I used to live in Brooklyn Heights with my older brother. I woke up at 8:45 that morning to go to campus and was brushing my teeth when the first news bulletin flashed on WNBC, where we had the TV on. Sometime later I went to the Brooklyn Heights Promenade, which has a fantastic view of Manhattan. That day, not quite. One of the memories of that day that will stay with me forever was watching how one of the WTC towers was ablaze, along with several hundred people.

I still thought to myself, like a previous poster, that it was a freak accident and I would still go to school. I stopped at a bar to check on one of the TVs there when I saw the late Peter Jennings on ABC News breaking the news about a jet plane slamming onto the Pentagon and saying something like "Don't hold your breath." I still headed out to the Borough Hall subway station to take the 4 train to 14 St./Union Square, where my school was (New School for Social Research).

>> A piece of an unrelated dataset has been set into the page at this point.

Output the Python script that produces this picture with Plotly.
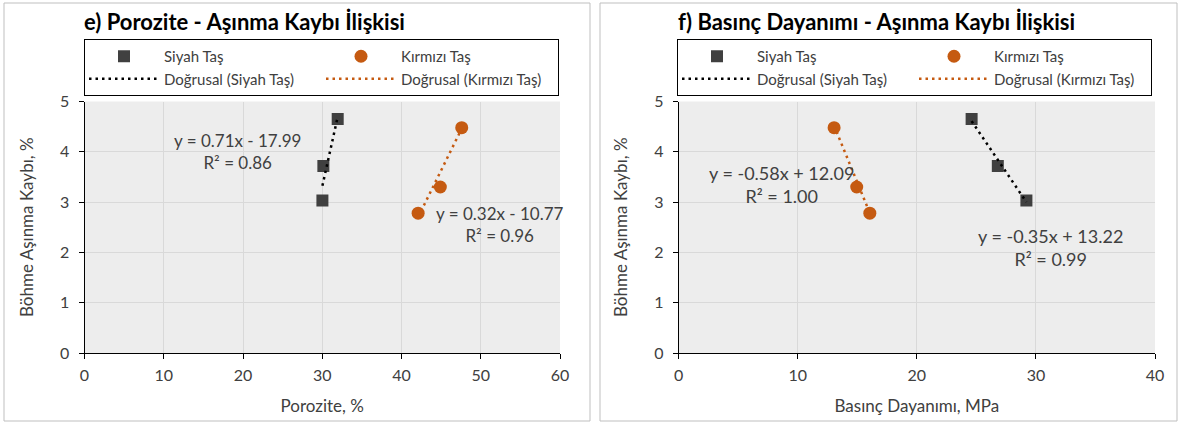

That train did not run too long, as we were told on the PA system that there were no trains into or out of Manhattan, so we were stuck on the tunnel. I thought that someone would blow up the tunnel, which has one section underwater between Manhattan and Brooklyn, and that everything would be flodded. I had the onset of a panic attack, until an old African-American woman noticed and told me to calm down. I remember I sat next to her for the duration of the jam, and those of us in that car were even joking for a time. There was even a guy that gave out business cards. Some subway personnel eventually made it to our train and turned it back to the station. We all left thinking that a really bad day was over and that once we all got home everything would be ok.

Or so I thought...

Once I made my way out of the station, I noticed that the sky, clear and blue earlier, was somewhat gray -- but still blue. Even the handrails were dusty. After I made it to my brother's apartment and turned on the TV, I noticed what really happened: the Twin Towers collapsing. At that moment, I lost it. I lost all sense of calm. I turned off the TV, pulled down the blinds, and tried to go to sleep. I wanted the day to be over, but I guess it was not going to.

It took me a while to get enough composure to try to reach my parents, whose phone was ringing off the hook all day because of me, my brother, and a sister who lived and worked in the Bronx at the time. What I saw in the days, weeks, and months after the attacks is still vivid in my recollections: the smoke that billowed from downtown Manhattan for weeks or perhaps months, missing a week of classes because my school was inside the initial off-limits zone, the literally non-stop coverage in every TV station, the many vigils held on the Brooklyn Heights Promenade and elsewhere (it was renovated before that day and, after that, it became smeared in candlewax), the poles and walls all over the city plastered with missing person leaflets, all the firemen and fire trucks I saluted, the anthrax scare afterwards, even the 2001 World Series and how it gave New York City a boost of joy -- that is, until Arizona won.

It took me a long time to make my peace with the events of that day. I'm thankful to God I lost no one that I knew, but my experience was no less traumatic than that of those who were actually at the WTC or were first responders; indeed, I have since admired the FDNY for their heroism and sacrifice, having lost so many that day. Navigating the post-9/11 world was surely rough, and things simply changed for all of us. Yet it is in situations like this where you just have to stop and think about what really matters.

Nothing lasts foverer, even life. Only love remains.